Four weeks after discharge, the patient had visual acuity of 20/20 with slightly diminished colour vision in each eye. An incongruous, left homonymous hemianopia remained (fig 2B–C), but as this visual field deficit was scotomatous rather than absolute, the patient had been able to return to driving and was now able to perform all of the activities of daily living. MRI 6 weeks after discharge showed no evidence of enhancement or mass effect in the paraclinoid or suprasellar region (fig 1B). Two years after discharge and without further treatment, the patient remains well with stable vision and visual fields (fig 2D).
Reinforcement of unclippable intracranial aneurysms with autologous or alloplastic materials was proposed over 80 years ago, with subsequent studies showing that only a subset of these materials produce the desired local effect.1 Unfortunately, some patients in whom this treatment is used develop visual loss, occasionally several months or years after the surgery.6–9 Although both ischaemia and infection are thought to be inciting factors in some cases,10 most cases appear to result from an inflammatory reaction to the material used to wrap the aneurysm.6,7 The reason that the material incites such a reaction is unknown.
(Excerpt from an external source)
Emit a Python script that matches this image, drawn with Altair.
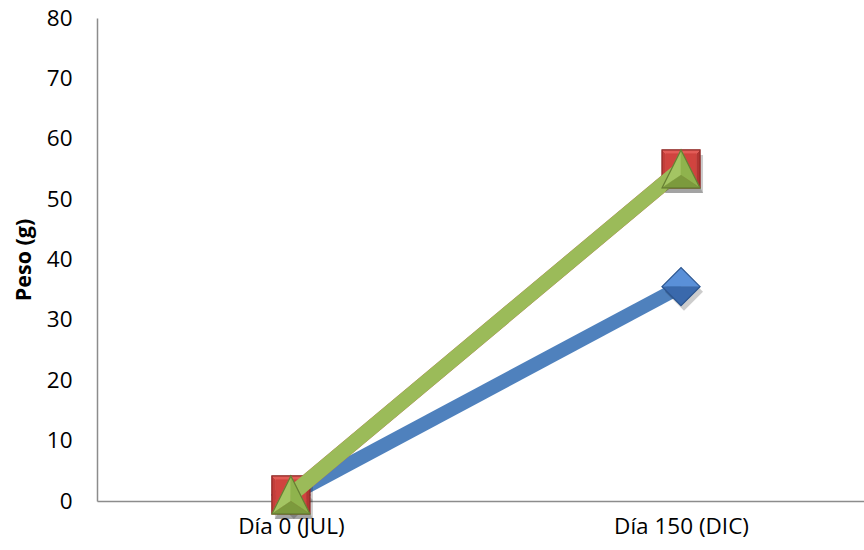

High quality MRI permits recognition of the inflammatory process that usually is found in cases of vision loss.3,4 Unlike in recent reports,2–4,6 our patient presented with a markedly enhancing bilateral process that, after corticosteroid treatment, diminished greatly in both size and degree of contrast enhancement, providing an anatomical correlate with the functional improvement demonstrated clinically. In our patient, therapy was initiated approximately 2 months after the visual loss ensued, as was treatment in the other cases where no diminution of the inflammatory mass was seen. Thus, as noted by others,6 it seems clear that some patients recover spontaneously, some improve with steroid treatment, some improve with surgery, and some do not improve regardless of treatment.
To date, there has been no reported demonstration by MRI of size reduction of the inflammatory mass after medical therapy alone. We demonstrate here that cotton associated inflammation may respond dramatically to anti-inflammatory therapy both clinically and by neuroimaging. Furthermore, this case suggests that wrapping of intracranial aneurysms with cotton or cotton products reinforced with fibrin glue is justified when no suitable alternative exists, and that treatment with corticosteroids should be pursued aggressively should visual loss and imaging evidence of postoperative inflammation result, as non-surgical treatment may result in both anatomical and functional improvement. Should this treatment be unsuccessful, a neurosurgeon should be prepared to explore the patient and attempt debridement of the inflammatory process.